1. Field of the Invention
The invention relates to tracking activities and costs on telephones and other devices.
2. Description of the Prior Art
Cost recovery software are used to capture office expenses, such as print, copy, phone, scan, and fax activities. Conventionally, call accounting is performed entirely on a telephone handset. Using complex configurations at the telephone exchange or switch, handsets are programmed to require users to key in a code to bill a telephone call. Accounting is conventionally enforced by disabling or preventing use of the telephone until billing information is entered.
The conventional method is illustrated in FIG. 1, and typically includes the following steps:                a. In step 11, a user picks up a telephone handset. An unusual dial tone may be used for indicating that the telephone is not yet ready to place a call, and that billing information is required.        b. In step 12, the user provides first-tier billing code (e.g. project, client, etc.)        c. In step 13, the user provides second-tier billing code (e.g. phase, matter, etc.)        d. In step 14, the user provides additional metadata (billable/non-billable, reason, etc.)        e. In step 15, the telephone is released to place a call. Dial tone may change at this point.        f. In step 16, the user keys in a telephone number and places the call.        
Many telephone systems lack the capability to pre-load a list of valid accounting codes. Hence, many call accounting systems are “free form,” allowing users to key in arbitrary and potentially invalid accounting information.
Some prior art systems do allow validation. However, they cannot offer much in the way of feedback. Many handsets lack a display, and thus must rely on audio feedback (e.g. “three rapid beeps” means invalid code) to indicate the status of the handsets. Handsets with small LCD displays can offer basic text prompts, but little more. No search mechanism is typically present to locate accounting data, leaving the user to perform a lookup or search elsewhere, or to memorize what are often lengthy numeric codes.
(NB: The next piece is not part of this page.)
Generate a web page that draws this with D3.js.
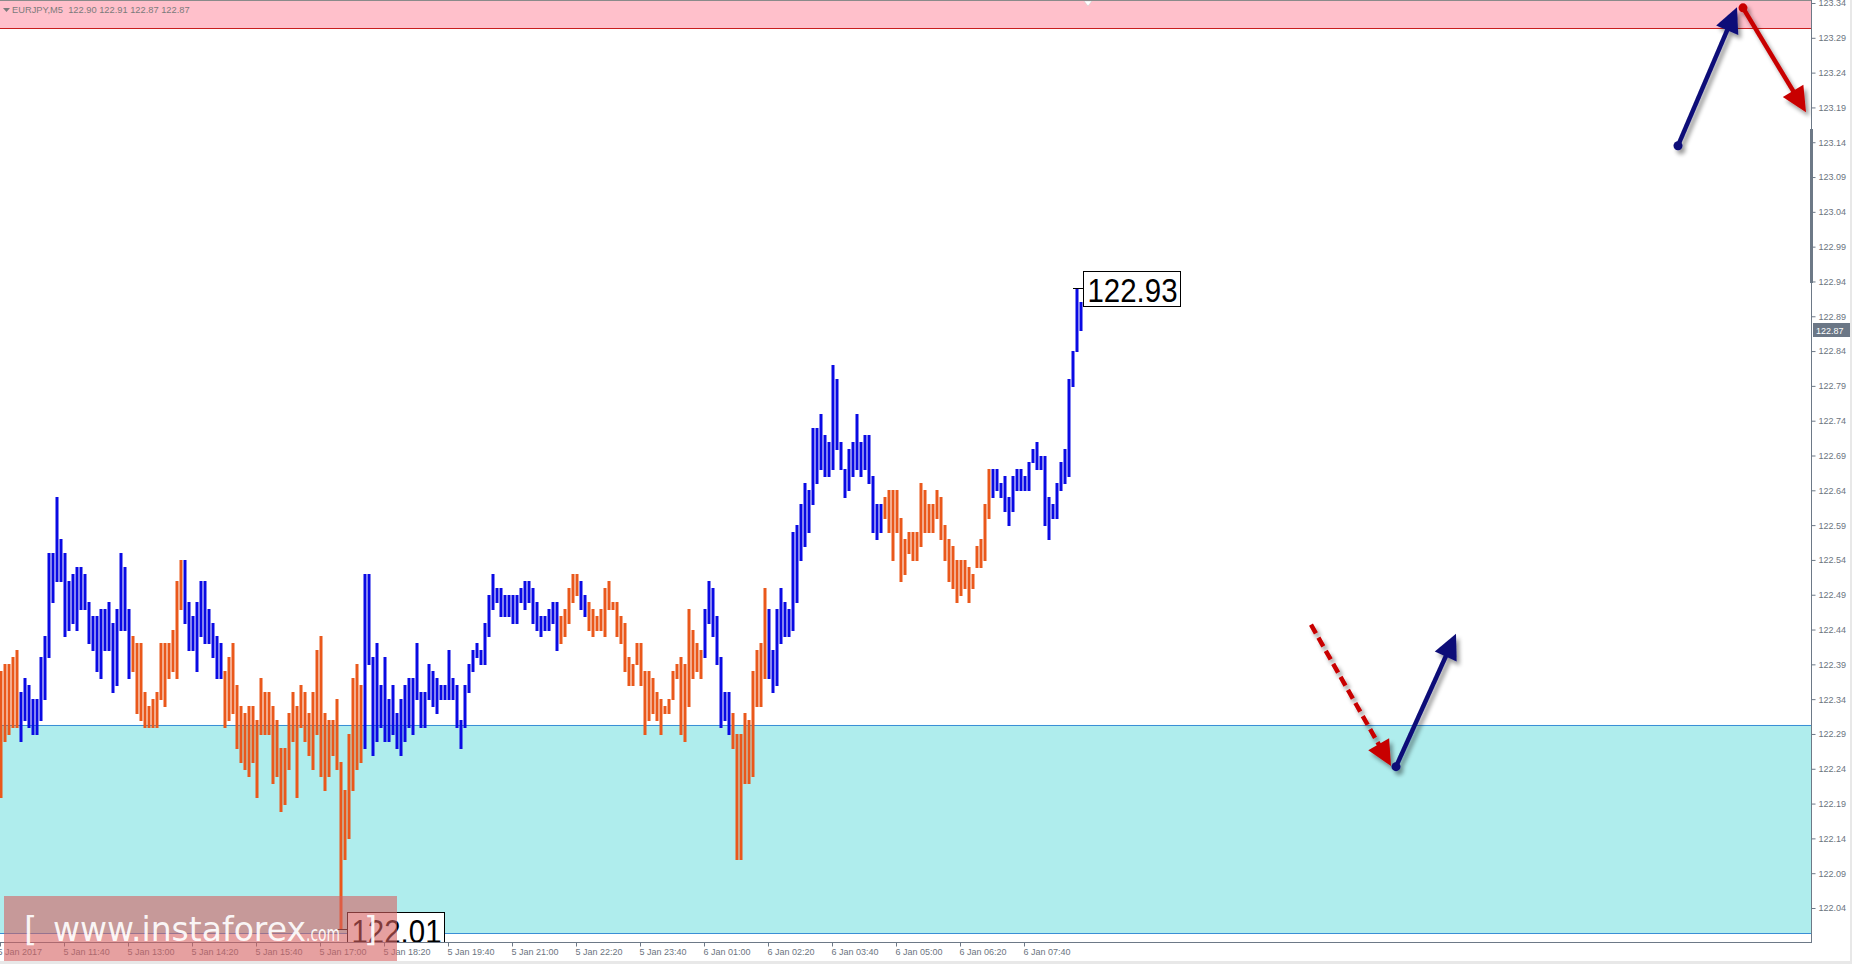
<!DOCTYPE html>
<html><head><meta charset="utf-8">
<script src="https://cdn.jsdelivr.net/npm/d3@7"></script>
<style>html,body{margin:0;padding:0;background:#fff;overflow:hidden}</style>
</head><body><svg id="c" width="1852" height="964"></svg>
<script>
// ---------------- data ----------------
const symbol = "EURJPY,M5";
const ohlc = [122.90, 122.91, 122.87, 122.87];
const barHigh = [
122.38,122.39,122.39,122.40,122.41,122.35,122.37,122.36,122.34,122.34,
122.40,122.43,122.55,122.55,122.63,122.57,122.55,122.51,122.52,122.53,
122.53,122.52,122.48,122.46,122.46,122.47,122.47,122.48,122.45,122.47,
122.55,122.53,122.47,122.43,122.42,122.42,122.35,122.33,122.34,122.35,
122.42,122.42,122.42,122.44,122.51,122.54,122.54,122.48,122.46,122.48,
122.51,122.51,122.47,122.45,122.43,122.42,122.38,122.40,122.42,122.36,
122.33,122.32,122.33,122.33,122.31,122.37,122.35,122.35,122.33,122.31,
122.27,122.27,122.32,122.35,122.33,122.36,122.35,122.32,122.35,122.41,
122.43,122.32,122.31,122.31,122.34,122.25,122.21,122.29,122.37,122.39,
122.36,122.52,122.52,122.40,122.42,122.36,122.40,122.34,122.36,122.32,
122.34,122.36,122.37,122.37,122.42,122.35,122.35,122.39,122.38,122.37,
122.36,122.36,122.41,122.37,122.36,122.31,122.36,122.39,122.41,122.42,
122.41,122.45,122.49,122.52,122.50,122.50,122.49,122.49,122.49,122.49,
122.50,122.51,122.51,122.50,122.48,122.46,122.46,122.47,122.48,122.48,
122.46,122.47,122.50,122.52,122.52,122.51,122.49,122.48,122.47,122.46,
122.47,122.50,122.51,122.48,122.48,122.46,122.45,122.40,122.39,122.42,
122.42,122.38,122.38,122.37,122.35,122.34,122.33,122.34,122.38,122.39,
122.40,122.39,122.47,122.44,122.42,122.41,122.47,122.51,122.50,122.46,
122.40,122.35,122.35,122.32,122.29,122.29,122.32,122.31,122.38,122.41,
122.42,122.50,122.47,122.41,122.47,122.50,122.48,122.47,122.58,122.59,
122.62,122.65,122.64,122.73,122.73,122.75,122.72,122.71,122.82,122.80,
122.71,122.67,122.70,122.71,122.75,122.71,122.72,122.72,122.66,122.62,
122.62,122.63,122.64,122.64,122.64,122.60,122.57,122.58,122.58,122.58,
122.65,122.64,122.62,122.62,122.64,122.63,122.59,122.57,122.56,122.54,
122.54,122.54,122.53,122.52,122.56,122.57,122.62,122.67,122.67,122.67,
122.65,122.66,122.63,122.66,122.67,122.67,122.66,122.68,122.70,122.71,
122.69,122.69,122.63,122.62,122.65,122.68,122.70,122.80,122.84,122.93,
122.91];
const barLow = [
122.20,122.28,122.29,122.30,122.30,122.28,122.31,122.30,122.29,122.29,
122.31,122.34,122.40,122.48,122.51,122.51,122.43,122.44,122.45,122.44,
122.47,122.47,122.42,122.41,122.38,122.37,122.41,122.41,122.35,122.36,
122.44,122.44,122.37,122.38,122.32,122.31,122.30,122.30,122.30,122.30,
122.34,122.33,122.37,122.38,122.37,122.47,122.45,122.41,122.41,122.38,
122.43,122.42,122.42,122.40,122.37,122.37,122.30,122.31,122.32,122.27,
122.25,122.24,122.23,122.25,122.20,122.29,122.29,122.29,122.22,122.23,
122.18,122.19,122.24,122.28,122.20,122.30,122.28,122.26,122.24,122.29,
122.23,122.21,122.23,122.26,122.24,122.01,122.11,122.14,122.21,122.24,
122.25,122.27,122.39,122.26,122.28,122.30,122.28,122.28,122.29,122.27,
122.26,122.28,122.30,122.29,122.34,122.30,122.30,122.34,122.33,122.32,
122.34,122.34,122.34,122.34,122.30,122.27,122.30,122.35,122.38,122.40,
122.39,122.39,122.43,122.47,122.48,122.46,122.46,122.46,122.45,122.45,
122.48,122.47,122.48,122.45,122.44,122.43,122.44,122.44,122.45,122.41,
122.42,122.43,122.45,122.48,122.49,122.47,122.46,122.44,122.43,122.44,
122.44,122.43,122.47,122.47,122.43,122.42,122.38,122.36,122.36,122.39,
122.36,122.29,122.31,122.32,122.31,122.29,122.32,122.32,122.34,122.37,
122.29,122.28,122.33,122.37,122.38,122.37,122.40,122.45,122.43,122.39,
122.30,122.31,122.29,122.27,122.11,122.11,122.22,122.22,122.23,122.33,
122.33,122.37,122.37,122.35,122.36,122.42,122.43,122.43,122.44,122.48,
122.54,122.56,122.58,122.62,122.65,122.67,122.66,122.66,122.67,122.70,
122.67,122.63,122.64,122.66,122.67,122.66,122.67,122.65,122.58,122.57,
122.58,122.60,122.58,122.54,122.58,122.51,122.52,122.55,122.54,122.54,
122.56,122.58,122.58,122.58,122.60,122.57,122.54,122.51,122.50,122.48,
122.49,122.50,122.48,122.50,122.53,122.53,122.54,122.60,122.63,122.64,
122.63,122.61,122.59,122.61,122.64,122.64,122.64,122.64,122.68,122.67,
122.67,122.59,122.57,122.60,122.60,122.64,122.65,122.66,122.79,122.84,
122.87];
// wave segments: first bar index of each swing and its direction
const segStart = [0, 5, 33, 46, 56, 91, 140, 145, 147, 176, 183, 192, 221, 248];
const segDir   = ["down","up","down","up","down","up","down","up","down","up","down","up","down","up"];
const timeLabels = ["5 Jan 2017","5 Jan 11:40","5 Jan 13:00","5 Jan 14:20","5 Jan 15:40","5 Jan 17:00",
  "5 Jan 18:20","5 Jan 19:40","5 Jan 21:00","5 Jan 22:20","5 Jan 23:40","6 Jan 01:00","6 Jan 02:20",
  "6 Jan 03:40","6 Jan 05:00","6 Jan 06:20","6 Jan 07:40"];
const barsPerLabel = 16;
const priceTickLabels = ["122.04","122.09","122.14","122.19","122.24","122.29","122.34","122.39","122.44",
  "122.49","122.54","122.59","122.64","122.69","122.74","122.79","122.84","122.89","122.94","122.99",
  "123.04","123.09","123.14","123.19","123.24","123.29","123.34"];
const resistanceZone = [123.304, 123.40];
const supportZone = [122.004, 122.303];
const currentPrice = 122.87;
const highMark = {bar: 269, price: 122.93, text: "122.93"};
const lowMark  = {bar: 85,  price: 122.01, text: "122.01"};
// forecast arrows [barFrom, priceFrom, barTo, priceTo]
const arrowUp1   = [419.5, 123.135, 434.25, 123.334];
const arrowDown1 = [435.75, 123.333, 451.5, 123.183];
const arrowDash  = [327.75, 122.447, 347.75, 122.244];
const arrowUp2   = [349, 122.243, 364, 122.434];

// ---------------- layout ----------------
const W = 1852, H = 964;
const plotR = 1811, plotB = 942;
const svg = d3.select("#c");
const x = d3.scaleLinear().domain([0, 270]).range([0, 1080]);
const y = d3.scaleLinear().domain([122.04, 123.34]).range([908, 3]);

const BLUE = "#0a0ae4", ORANGE = "#ea581b", NAVY = "#0d0d78", RED = "#c80000";
const AX = "#6d7987";

const defs = svg.append("defs");
defs.append("clipPath").attr("id","plot").append("rect").attr("x",0).attr("y",0).attr("width",plotR).attr("height",plotB);
const f = defs.append("filter").attr("id","sh").attr("x","-50%").attr("y","-50%").attr("width","200%").attr("height","200%");
f.append("feGaussianBlur").attr("in","SourceAlpha").attr("stdDeviation",2.2);
f.append("feOffset").attr("dx",3).attr("dy",4).attr("result","o");
f.append("feComponentTransfer").attr("in","o").attr("result","s").append("feFuncA").attr("type","linear").attr("slope",0.4);
const fm = f.append("feMerge"); fm.append("feMergeNode").attr("in","s"); fm.append("feMergeNode").attr("in","SourceGraphic");

svg.append("rect").attr("width",W).attr("height",H).attr("fill","#fff");
const plot = svg.append("g").attr("clip-path","url(#plot)");

// zones
plot.append("rect").attr("x",0).attr("width",plotR)
  .attr("y", y(resistanceZone[1])).attr("height", y(resistanceZone[0]) - y(resistanceZone[1]))
  .attr("fill","#ffc0cb");
plot.append("line").attr("x1",0).attr("x2",plotR).attr("y1",Math.round(y(resistanceZone[0]))+0.5).attr("y2",Math.round(y(resistanceZone[0]))+0.5)
  .attr("stroke","#c81e1e").attr("stroke-width",1);
plot.append("rect").attr("x",0).attr("width",plotR)
  .attr("y", y(supportZone[1])).attr("height", y(supportZone[0]) - y(supportZone[1]))
  .attr("fill","#afeded");
[supportZone[0], supportZone[1]].forEach(p => {
  const yy = Math.round(y(p)) + 0.5;
  plot.append("line").attr("x1",0).attr("x2",plotR).attr("y1",yy).attr("y2",yy).attr("stroke","#3a8fd6").attr("stroke-width",1);
});

// bars
function dirOf(i){ let k = 0; for (let s = 0; s < segStart.length; s++) if (i >= segStart[s]) k = s; return segDir[k]; }
const bars = barHigh.map((h,i) => ({i, h, l: barLow[i], d: dirOf(i)}));
plot.append("g").selectAll("rect").data(bars).join("rect")
  .attr("x", d => x(d.i) - 0.5).attr("width", 3)
  .attr("y", d => Math.round(y(d.h)))
  .attr("height", d => Math.max(1, Math.round(y(d.l)) - Math.round(y(d.h)) + 1))
  .attr("fill", d => d.d === "up" ? BLUE : ORANGE);

// high / low markers
function marker(m){
  const px = x(m.bar), py = Math.round(y(m.price)) + 0.5;
  plot.append("line").attr("x1", px - 3).attr("x2", px + 8).attr("y1", py).attr("y2", py).attr("stroke","#000");
  const bx = px + 7.5, by = py - 17;
  plot.append("rect").attr("x", bx).attr("y", by).attr("width", 97).attr("height", 35)
    .attr("fill","#fff").attr("stroke","#000").attr("stroke-width",1);
  plot.append("text").attr("x", bx + 4).attr("y", by + 30).attr("font-family","Liberation Sans, Arial, sans-serif")
    .attr("font-size", 33).attr("textLength", 90).attr("lengthAdjust","spacingAndGlyphs").attr("fill","#000").text(m.text);
}
marker(highMark);
marker(lowMark);

// chart-shift marker
svg.append("path").attr("d", `M${x(271)},1 l8,0 l-4,5 z`).attr("fill","#fff").attr("stroke","#c8c8c8").attr("stroke-width",0.5);

// top border
svg.append("line").attr("x1",0).attr("x2",plotR).attr("y1",0.5).attr("y2",0.5).attr("stroke","#8a8a8a");

// arrows
const ag = svg.append("g").attr("clip-path","url(#plot)");
function arrow(a, color, dashed, dot){
  const sx = x(a[0]), sy = y(a[1]), tx = x(a[2]), ty = y(a[3]);
  const dx = tx - sx, dy = ty - sy, len = Math.hypot(dx, dy);
  const ux = dx/len, uy = dy/len, nx = -uy, ny = ux;
  const L = 25, Wd = 12;
  const bx = tx - ux*L, by = ty - uy*L;
  const g = ag.append("g").attr("filter","url(#sh)");
  g.append("line").attr("x1",sx).attr("y1",sy).attr("x2",bx + ux*3).attr("y2",by + uy*3)
    .attr("stroke",color).attr("stroke-width",4.5).attr("stroke-dasharray", dashed ? "10,5" : null);
  g.append("path").attr("d", `M${tx},${ty} L${bx + nx*Wd},${by + ny*Wd} L${bx - nx*Wd},${by - ny*Wd} Z`).attr("fill",color);
  if (dot) g.append("circle").attr("cx",sx).attr("cy",sy).attr("r",4.5).attr("fill",color);
}
arrow(arrowUp1, NAVY, false, true);
arrow(arrowDown1, RED, false, true);
arrow(arrowDash, RED, true, false);
arrow(arrowUp2, NAVY, false, true);

// header
svg.append("path").attr("d","M3,8 l7,0 l-3.5,4 z").attr("fill","#7b7b7b");
svg.append("text").attr("x",12).attr("y",13).attr("font-family","Liberation Sans, Arial, sans-serif").attr("font-size",9.3)
  .attr("fill","#7b7b7b").attr("xml:space","preserve").text(symbol + "  " + ohlc.map(v => v.toFixed(2)).join(" "));

// y axis
svg.append("line").attr("x1",plotR+0.5).attr("x2",plotR+0.5).attr("y1",0).attr("y2",plotB+0.5).attr("stroke",AX);
svg.append("rect").attr("x",plotR-1).attr("y",129).attr("width",3).attr("height",154).attr("fill",AX);
const yAxis = svg.append("g").attr("transform",`translate(${plotR+0.5},0)`)
  .call(d3.axisRight(y).tickValues(priceTickLabels.map(Number)).tickFormat((d,i) => priceTickLabels[i]).tickSize(4).tickPadding(3));
yAxis.select(".domain").remove();
yAxis.selectAll("line").attr("stroke",AX);
yAxis.selectAll("text").attr("fill","#6b7480").attr("font-family","Liberation Sans, Arial, sans-serif").attr("font-size",9);

// current price label
const cp = Math.round(y(currentPrice));
svg.append("rect").attr("x",plotR+2).attr("y",cp-7).attr("width",37).attr("height",14).attr("fill","#6b7786");
svg.append("text").attr("x",plotR+5).attr("y",cp+3.5).attr("font-family","Liberation Sans, Arial, sans-serif").attr("font-size",9)
  .attr("fill","#fff").text(currentPrice.toFixed(2));

// x axis
svg.append("line").attr("x1",0).attr("x2",plotR+1).attr("y1",plotB+0.5).attr("y2",plotB+0.5).attr("stroke",AX);
const xAxis = svg.append("g").attr("transform",`translate(0,${plotB+0.5})`)
  .call(d3.axisBottom(x).tickValues(timeLabels.map((t,i) => i*barsPerLabel)).tickFormat((d,i) => timeLabels[i]).tickSize(4).tickPadding(2));
xAxis.select(".domain").remove();
xAxis.selectAll("line").attr("stroke",AX);
xAxis.selectAll("text").attr("fill","#6b7480").attr("font-family","Liberation Sans, Arial, sans-serif").attr("font-size",9)
  .attr("text-anchor","start").attr("x",(d,i) => i === 0 ? -3 : -1);

// watermark
const wm = svg.append("g");
wm.append("rect").attr("x",4).attr("y",896).attr("width",393).attr("height",68).attr("fill","rgb(213,97,97)").attr("fill-opacity",0.6);
const wt = wm.append("g").attr("fill","#fff").attr("fill-opacity",0.92).attr("font-family","DejaVu Sans, sans-serif");
wt.append("text").attr("x",24).attr("y",941).attr("font-size",34).text("[");
wt.append("text").attr("x",53).attr("y",941).attr("font-size",33).attr("textLength",253).attr("lengthAdjust","spacingAndGlyphs").text("www.instaforex");
wt.append("text").attr("x",306).attr("y",941).attr("font-size",21).attr("textLength",34).attr("lengthAdjust","spacingAndGlyphs").text(".com");
wt.append("text").attr("x",364).attr("y",941).attr("font-size",34).text("]");

// window edges
svg.append("rect").attr("x",0).attr("y",961).attr("width",W).attr("height",3).attr("fill","#e8e8e8");
svg.append("rect").attr("x",1850).attr("y",0).attr("width",2).attr("height",H).attr("fill","#e8e8e8");
</script>
</body></html>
The above-described pre-billed model found in prior art requires that all accounting data are entered by the user before the telephone is unlocked. This model is self-enforcing in that users must respond to all questions (possibly inaccurately) in order to gain access to a telephone line. Failure to respond to prompts, or failure to supply valid responses to prompts, will result in denial of access to the equipment.
Telephone accounting that employs the traditional workflow described above is highly unpopular among end users. The number of mandatory steps, coupled with the absence of a search and feedback mechanisms, frustrates end users. Many companies employ an “administrator override” billing code (e.g. “99999”). These override codes often become common knowledge, and users eventually use it in lieu of the correct billing code in order to avoid frustration and lost productivity.